▶ [Exercise brief]: The listing below is to be output in its exact form.

+ + +

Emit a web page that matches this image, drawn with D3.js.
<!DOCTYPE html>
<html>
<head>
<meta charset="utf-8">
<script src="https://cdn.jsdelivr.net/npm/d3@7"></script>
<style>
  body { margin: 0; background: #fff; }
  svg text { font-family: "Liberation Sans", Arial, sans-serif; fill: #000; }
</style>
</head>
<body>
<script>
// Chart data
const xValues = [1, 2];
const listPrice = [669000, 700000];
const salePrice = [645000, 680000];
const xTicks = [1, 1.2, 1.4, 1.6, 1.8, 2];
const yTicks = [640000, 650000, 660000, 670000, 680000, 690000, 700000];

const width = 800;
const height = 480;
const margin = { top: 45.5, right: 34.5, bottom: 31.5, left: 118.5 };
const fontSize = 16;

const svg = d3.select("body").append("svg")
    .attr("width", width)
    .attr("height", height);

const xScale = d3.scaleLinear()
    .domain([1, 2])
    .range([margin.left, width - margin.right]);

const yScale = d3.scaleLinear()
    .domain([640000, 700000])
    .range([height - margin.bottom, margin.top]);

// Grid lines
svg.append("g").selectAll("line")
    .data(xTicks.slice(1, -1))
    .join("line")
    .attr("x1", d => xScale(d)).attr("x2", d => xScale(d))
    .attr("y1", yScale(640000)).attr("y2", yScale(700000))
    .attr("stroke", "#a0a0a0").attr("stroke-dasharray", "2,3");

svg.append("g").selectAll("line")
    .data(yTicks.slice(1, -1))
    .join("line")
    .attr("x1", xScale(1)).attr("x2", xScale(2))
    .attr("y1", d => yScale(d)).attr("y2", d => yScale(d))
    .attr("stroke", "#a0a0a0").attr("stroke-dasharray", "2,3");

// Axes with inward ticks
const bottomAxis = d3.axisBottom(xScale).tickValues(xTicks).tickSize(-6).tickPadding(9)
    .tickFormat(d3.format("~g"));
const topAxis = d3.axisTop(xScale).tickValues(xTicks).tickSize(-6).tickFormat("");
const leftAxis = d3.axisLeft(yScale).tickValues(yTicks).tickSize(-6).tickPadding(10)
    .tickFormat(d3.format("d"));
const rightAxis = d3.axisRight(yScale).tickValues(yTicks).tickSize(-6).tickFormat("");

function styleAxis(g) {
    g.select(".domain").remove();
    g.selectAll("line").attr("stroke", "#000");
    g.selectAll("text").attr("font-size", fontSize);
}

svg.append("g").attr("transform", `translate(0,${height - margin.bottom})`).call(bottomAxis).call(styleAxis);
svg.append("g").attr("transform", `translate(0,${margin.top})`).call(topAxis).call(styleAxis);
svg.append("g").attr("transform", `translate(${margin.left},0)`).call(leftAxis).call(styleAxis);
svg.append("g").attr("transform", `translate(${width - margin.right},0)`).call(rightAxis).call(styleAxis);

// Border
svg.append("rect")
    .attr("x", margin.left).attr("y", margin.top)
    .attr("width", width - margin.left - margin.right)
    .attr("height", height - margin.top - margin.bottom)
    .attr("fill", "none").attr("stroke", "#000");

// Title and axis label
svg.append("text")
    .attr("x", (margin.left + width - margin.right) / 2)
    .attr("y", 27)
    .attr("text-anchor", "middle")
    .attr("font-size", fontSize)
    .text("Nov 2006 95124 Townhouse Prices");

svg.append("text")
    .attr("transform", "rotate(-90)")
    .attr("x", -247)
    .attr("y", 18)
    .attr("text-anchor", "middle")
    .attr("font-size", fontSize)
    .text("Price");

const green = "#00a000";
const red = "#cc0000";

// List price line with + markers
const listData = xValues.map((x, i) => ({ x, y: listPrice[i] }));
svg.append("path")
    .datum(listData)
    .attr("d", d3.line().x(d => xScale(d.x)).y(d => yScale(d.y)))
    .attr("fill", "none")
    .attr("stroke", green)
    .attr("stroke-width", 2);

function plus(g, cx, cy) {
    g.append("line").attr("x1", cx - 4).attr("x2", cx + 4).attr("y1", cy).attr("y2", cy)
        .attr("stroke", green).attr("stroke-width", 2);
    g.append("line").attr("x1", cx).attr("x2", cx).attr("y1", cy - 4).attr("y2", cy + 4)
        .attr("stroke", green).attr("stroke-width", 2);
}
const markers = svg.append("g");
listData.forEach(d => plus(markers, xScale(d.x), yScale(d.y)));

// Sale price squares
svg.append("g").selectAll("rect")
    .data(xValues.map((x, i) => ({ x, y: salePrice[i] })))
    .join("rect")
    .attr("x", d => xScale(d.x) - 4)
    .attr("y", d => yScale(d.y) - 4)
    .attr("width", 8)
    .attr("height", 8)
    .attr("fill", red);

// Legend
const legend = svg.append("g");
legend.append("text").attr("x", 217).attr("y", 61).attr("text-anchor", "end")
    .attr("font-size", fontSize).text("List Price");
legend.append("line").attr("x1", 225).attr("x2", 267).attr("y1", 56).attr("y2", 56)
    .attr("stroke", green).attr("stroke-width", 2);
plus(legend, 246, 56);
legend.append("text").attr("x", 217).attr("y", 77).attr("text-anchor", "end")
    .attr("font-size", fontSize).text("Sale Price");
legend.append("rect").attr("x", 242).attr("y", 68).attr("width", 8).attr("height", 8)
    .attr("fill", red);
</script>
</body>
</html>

+ + +

▶ [Response for this exercise]:
Emit a web page that matches this image, drawn with D3.js.
<!DOCTYPE html>
<html>
<head>
<meta charset="utf-8">
<script src="https://cdn.jsdelivr.net/npm/d3@7"></script>
<style>
  body { margin: 0; background: #fff; }
  svg text { font-family: "Liberation Sans", Arial, sans-serif; fill: #000; }
</style>
</head>
<body>
<script>
// Chart data
const xValues = [1, 2];
const listPrice = [669000, 700000];
const salePrice = [645000, 680000];
const xTicks = [1, 1.2, 1.4, 1.6, 1.8, 2];
const yTicks = [640000, 650000, 660000, 670000, 680000, 690000, 700000];

const width = 800;
const height = 480;
const margin = { top: 45.5, right: 34.5, bottom: 31.5, left: 118.5 };
const fontSize = 16;

const svg = d3.select("body").append("svg")
    .attr("width", width)
    .attr("height", height);

const xScale = d3.scaleLinear()
    .domain([1, 2])
    .range([margin.left, width - margin.right]);

const yScale = d3.scaleLinear()
    .domain([640000, 700000])
    .range([height - margin.bottom, margin.top]);

// Grid lines
svg.append("g").selectAll("line")
    .data(xTicks.slice(1, -1))
    .join("line")
    .attr("x1", d => xScale(d)).attr("x2", d => xScale(d))
    .attr("y1", yScale(640000)).attr("y2", yScale(700000))
    .attr("stroke", "#a0a0a0").attr("stroke-dasharray", "2,3");

svg.append("g").selectAll("line")
    .data(yTicks.slice(1, -1))
    .join("line")
    .attr("x1", xScale(1)).attr("x2", xScale(2))
    .attr("y1", d => yScale(d)).attr("y2", d => yScale(d))
    .attr("stroke", "#a0a0a0").attr("stroke-dasharray", "2,3");

// Axes with inward ticks
const bottomAxis = d3.axisBottom(xScale).tickValues(xTicks).tickSize(-6).tickPadding(9)
    .tickFormat(d3.format("~g"));
const topAxis = d3.axisTop(xScale).tickValues(xTicks).tickSize(-6).tickFormat("");
const leftAxis = d3.axisLeft(yScale).tickValues(yTicks).tickSize(-6).tickPadding(10)
    .tickFormat(d3.format("d"));
const rightAxis = d3.axisRight(yScale).tickValues(yTicks).tickSize(-6).tickFormat("");

function styleAxis(g) {
    g.select(".domain").remove();
    g.selectAll("line").attr("stroke", "#000");
    g.selectAll("text").attr("font-size", fontSize);
}

svg.append("g").attr("transform", `translate(0,${height - margin.bottom})`).call(bottomAxis).call(styleAxis);
svg.append("g").attr("transform", `translate(0,${margin.top})`).call(topAxis).call(styleAxis);
svg.append("g").attr("transform", `translate(${margin.left},0)`).call(leftAxis).call(styleAxis);
svg.append("g").attr("transform", `translate(${width - margin.right},0)`).call(rightAxis).call(styleAxis);

// Border
svg.append("rect")
    .attr("x", margin.left).attr("y", margin.top)
    .attr("width", width - margin.left - margin.right)
    .attr("height", height - margin.top - margin.bottom)
    .attr("fill", "none").attr("stroke", "#000");

// Title and axis label
svg.append("text")
    .attr("x", (margin.left + width - margin.right) / 2)
    .attr("y", 27)
    .attr("text-anchor", "middle")
    .attr("font-size", fontSize)
    .text("Nov 2006 95124 Townhouse Prices");

svg.append("text")
    .attr("transform", "rotate(-90)")
    .attr("x", -247)
    .attr("y", 18)
    .attr("text-anchor", "middle")
    .attr("font-size", fontSize)
    .text("Price");

const green = "#00a000";
const red = "#cc0000";

// List price line with + markers
const listData = xValues.map((x, i) => ({ x, y: listPrice[i] }));
svg.append("path")
    .datum(listData)
    .attr("d", d3.line().x(d => xScale(d.x)).y(d => yScale(d.y)))
    .attr("fill", "none")
    .attr("stroke", green)
    .attr("stroke-width", 2);

function plus(g, cx, cy) {
    g.append("line").attr("x1", cx - 4).attr("x2", cx + 4).attr("y1", cy).attr("y2", cy)
        .attr("stroke", green).attr("stroke-width", 2);
    g.append("line").attr("x1", cx).attr("x2", cx).attr("y1", cy - 4).attr("y2", cy + 4)
        .attr("stroke", green).attr("stroke-width", 2);
}
const markers = svg.append("g");
listData.forEach(d => plus(markers, xScale(d.x), yScale(d.y)));

// Sale price squares
svg.append("g").selectAll("rect")
    .data(xValues.map((x, i) => ({ x, y: salePrice[i] })))
    .join("rect")
    .attr("x", d => xScale(d.x) - 4)
    .attr("y", d => yScale(d.y) - 4)
    .attr("width", 8)
    .attr("height", 8)
    .attr("fill", red);

// Legend
const legend = svg.append("g");
legend.append("text").attr("x", 217).attr("y", 61).attr("text-anchor", "end")
    .attr("font-size", fontSize).text("List Price");
legend.append("line").attr("x1", 225).attr("x2", 267).attr("y1", 56).attr("y2", 56)
    .attr("stroke", green).attr("stroke-width", 2);
plus(legend, 246, 56);
legend.append("text").attr("x", 217).attr("y", 77).attr("text-anchor", "end")
    .attr("font-size", fontSize).text("Sale Price");
legend.append("rect").attr("x", 242).attr("y", 68).attr("width", 8).attr("height", 8)
    .attr("fill", red);
</script>
</body>
</html>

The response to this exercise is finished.